● Given instruction
Reproduce the data below in full and exclude every picture.

** start of Data section **

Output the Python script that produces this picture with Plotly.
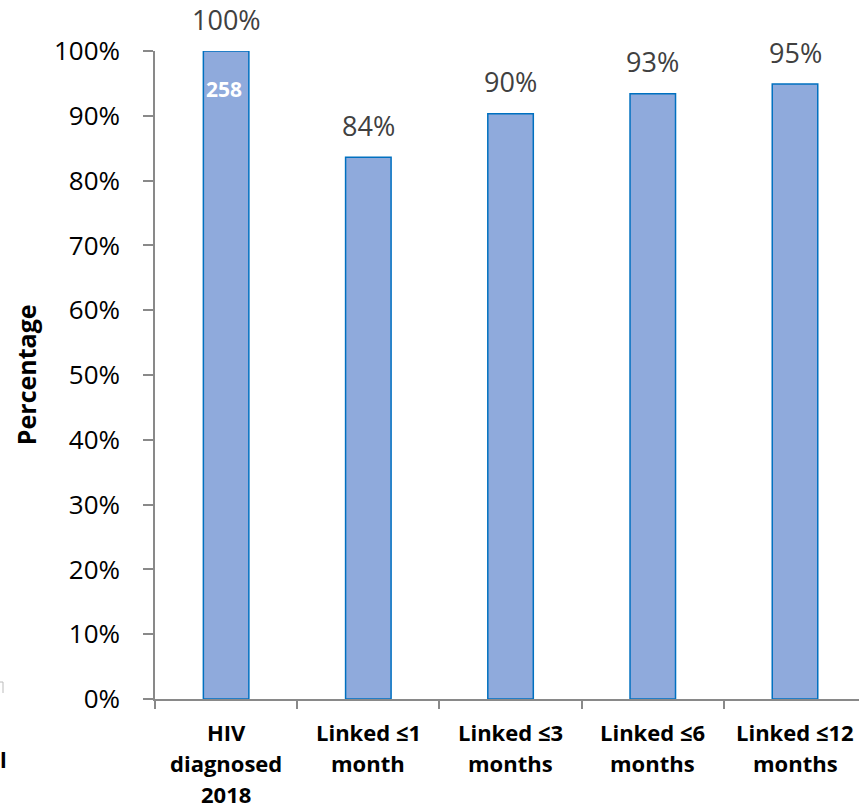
import plotly.graph_objects as go

# ---- data ----
categories = ["HIV diagnosed 2018", "Linked ≤1 month", "Linked ≤3 months",
              "Linked ≤6 months", "Linked ≤12 months"]
category_lines = [["HIV", "diagnosed", "2018"],
                  ["Linked ≤1", "month"],
                  ["Linked ≤3", "months"],
                  ["Linked ≤6", "months"],
                  ["Linked ≤12", "months"]]
percent_values = [100.0, 83.6, 90.3, 93.4, 94.9]
bar_labels = ["100%", "84%", "90%", "93%", "95%"]
count_label = "258"
y_ticks = [0, 10, 20, 30, 40, 50, 60, 70, 80, 90, 100]
y_tick_labels = ["0%", "10%", "20%", "30%", "40%", "50%", "60%", "70%",
                 "80%", "90%", "100%"]
y_title = "Percentage"

FONT = "Open Sans"
AXIS_COLOR = "#898989"

fig = go.Figure()
fig.add_trace(go.Bar(
    x=categories, y=percent_values, width=0.32,
    marker=dict(color="#8FAADC", line=dict(color="#0070C0", width=1.5)),
    hoverinfo="skip",
))

annotations = []
# value labels above bars
for cat, val, lab in zip(categories, percent_values, bar_labels):
    annotations.append(dict(x=cat, y=val, xref="x", yref="y", text=lab,
                            showarrow=False, yanchor="middle", yshift=32,
                            font=dict(family=FONT, size=27, color="#404040")))
# count inside the first bar
annotations.append(dict(x=categories[0], y=percent_values[0], xref="x", yref="y",
                        text="<b>%s</b>" % count_label, showarrow=False,
                        yanchor="middle", yshift=-38, xshift=-2,
                        font=dict(family=FONT, size=21, color="white")))
# category labels, one line each
for cat, lines in zip(categories, category_lines):
    for i, line in enumerate(lines):
        annotations.append(dict(x=cat, y=0, xref="x", yref="paper",
                                text="<b>%s</b>" % line, showarrow=False,
                                yanchor="middle", yshift=-33 - 31 * i,
                                font=dict(family=FONT, size=22, color="black")))
# y axis title
annotations.append(dict(x=-0.183, y=0.5, xref="paper", yref="paper",
                        text="<b>%s</b>" % y_title, showarrow=False,
                        textangle=-90, xanchor="center", yanchor="middle",
                        font=dict(family=FONT, size=25, color="black")))
# stray cropped glyph at bottom-left
annotations.append(dict(x=-0.2145, y=-0.0926, xref="paper", yref="paper",
                        text="<b>l</b>", showarrow=False,
                        xanchor="center", yanchor="middle",
                        font=dict(family=FONT, size=22, color="black")))

fig.update_layout(
    width=859, height=808,
    margin=dict(l=155, r=0, t=51, b=109),
    paper_bgcolor="white", plot_bgcolor="white",
    showlegend=False,
    annotations=annotations,
    shapes=[dict(type="path", xref="paper", yref="paper",
                 path="M -0.2202,0.0262 L -0.2159,0.0262 L -0.2159,0.00926",
                 line=dict(color="#BBBBBB", width=1))],
    xaxis=dict(type="category", range=[-0.5, 4.45], showticklabels=False,
               tickson="boundaries", ticks="outside", ticklen=8, tickwidth=1.5,
               tickcolor=AXIS_COLOR, showline=True, linecolor=AXIS_COLOR,
               linewidth=1.5, showgrid=False, zeroline=False, fixedrange=True),
    yaxis=dict(range=[0, 100], tickmode="array", tickvals=y_ticks,
               ticktext=y_tick_labels,
               ticks="outside", ticklen=10, tickwidth=1.5, tickcolor=AXIS_COLOR,
               showline=True, linecolor=AXIS_COLOR, linewidth=1.5,
               showgrid=False, zeroline=False, ticklabelstandoff=18,
               tickfont=dict(family=FONT, size=26, color="black"),
               fixedrange=True),
)

fig.write_html("out.html", config={"displayModeBar": False},
               post_script="document.body.style.margin='0';"
                           "document.body.style.overflow='hidden';")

** end of Data section **

● Exercise response
Output the Python script that produces this picture with Plotly.
import plotly.graph_objects as go

# ---- data ----
categories = ["HIV diagnosed 2018", "Linked ≤1 month", "Linked ≤3 months",
              "Linked ≤6 months", "Linked ≤12 months"]
category_lines = [["HIV", "diagnosed", "2018"],
                  ["Linked ≤1", "month"],
                  ["Linked ≤3", "months"],
                  ["Linked ≤6", "months"],
                  ["Linked ≤12", "months"]]
percent_values = [100.0, 83.6, 90.3, 93.4, 94.9]
bar_labels = ["100%", "84%", "90%", "93%", "95%"]
count_label = "258"
y_ticks = [0, 10, 20, 30, 40, 50, 60, 70, 80, 90, 100]
y_tick_labels = ["0%", "10%", "20%", "30%", "40%", "50%", "60%", "70%",
                 "80%", "90%", "100%"]
y_title = "Percentage"

FONT = "Open Sans"
AXIS_COLOR = "#898989"

fig = go.Figure()
fig.add_trace(go.Bar(
    x=categories, y=percent_values, width=0.32,
    marker=dict(color="#8FAADC", line=dict(color="#0070C0", width=1.5)),
    hoverinfo="skip",
))

annotations = []
# value labels above bars
for cat, val, lab in zip(categories, percent_values, bar_labels):
    annotations.append(dict(x=cat, y=val, xref="x", yref="y", text=lab,
                            showarrow=False, yanchor="middle", yshift=32,
                            font=dict(family=FONT, size=27, color="#404040")))
# count inside the first bar
annotations.append(dict(x=categories[0], y=percent_values[0], xref="x", yref="y",
                        text="<b>%s</b>" % count_label, showarrow=False,
                        yanchor="middle", yshift=-38, xshift=-2,
                        font=dict(family=FONT, size=21, color="white")))
# category labels, one line each
for cat, lines in zip(categories, category_lines):
    for i, line in enumerate(lines):
        annotations.append(dict(x=cat, y=0, xref="x", yref="paper",
                                text="<b>%s</b>" % line, showarrow=False,
                                yanchor="middle", yshift=-33 - 31 * i,
                                font=dict(family=FONT, size=22, color="black")))
# y axis title
annotations.append(dict(x=-0.183, y=0.5, xref="paper", yref="paper",
                        text="<b>%s</b>" % y_title, showarrow=False,
                        textangle=-90, xanchor="center", yanchor="middle",
                        font=dict(family=FONT, size=25, color="black")))
# stray cropped glyph at bottom-left
annotations.append(dict(x=-0.2145, y=-0.0926, xref="paper", yref="paper",
                        text="<b>l</b>", showarrow=False,
                        xanchor="center", yanchor="middle",
                        font=dict(family=FONT, size=22, color="black")))

fig.update_layout(
    width=859, height=808,
    margin=dict(l=155, r=0, t=51, b=109),
    paper_bgcolor="white", plot_bgcolor="white",
    showlegend=False,
    annotations=annotations,
    shapes=[dict(type="path", xref="paper", yref="paper",
                 path="M -0.2202,0.0262 L -0.2159,0.0262 L -0.2159,0.00926",
                 line=dict(color="#BBBBBB", width=1))],
    xaxis=dict(type="category", range=[-0.5, 4.45], showticklabels=False,
               tickson="boundaries", ticks="outside", ticklen=8, tickwidth=1.5,
               tickcolor=AXIS_COLOR, showline=True, linecolor=AXIS_COLOR,
               linewidth=1.5, showgrid=False, zeroline=False, fixedrange=True),
    yaxis=dict(range=[0, 100], tickmode="array", tickvals=y_ticks,
               ticktext=y_tick_labels,
               ticks="outside", ticklen=10, tickwidth=1.5, tickcolor=AXIS_COLOR,
               showline=True, linecolor=AXIS_COLOR, linewidth=1.5,
               showgrid=False, zeroline=False, ticklabelstandoff=18,
               tickfont=dict(family=FONT, size=26, color="black"),
               fixedrange=True),
)

fig.write_html("out.html", config={"displayModeBar": False},
               post_script="document.body.style.margin='0';"
                           "document.body.style.overflow='hidden';")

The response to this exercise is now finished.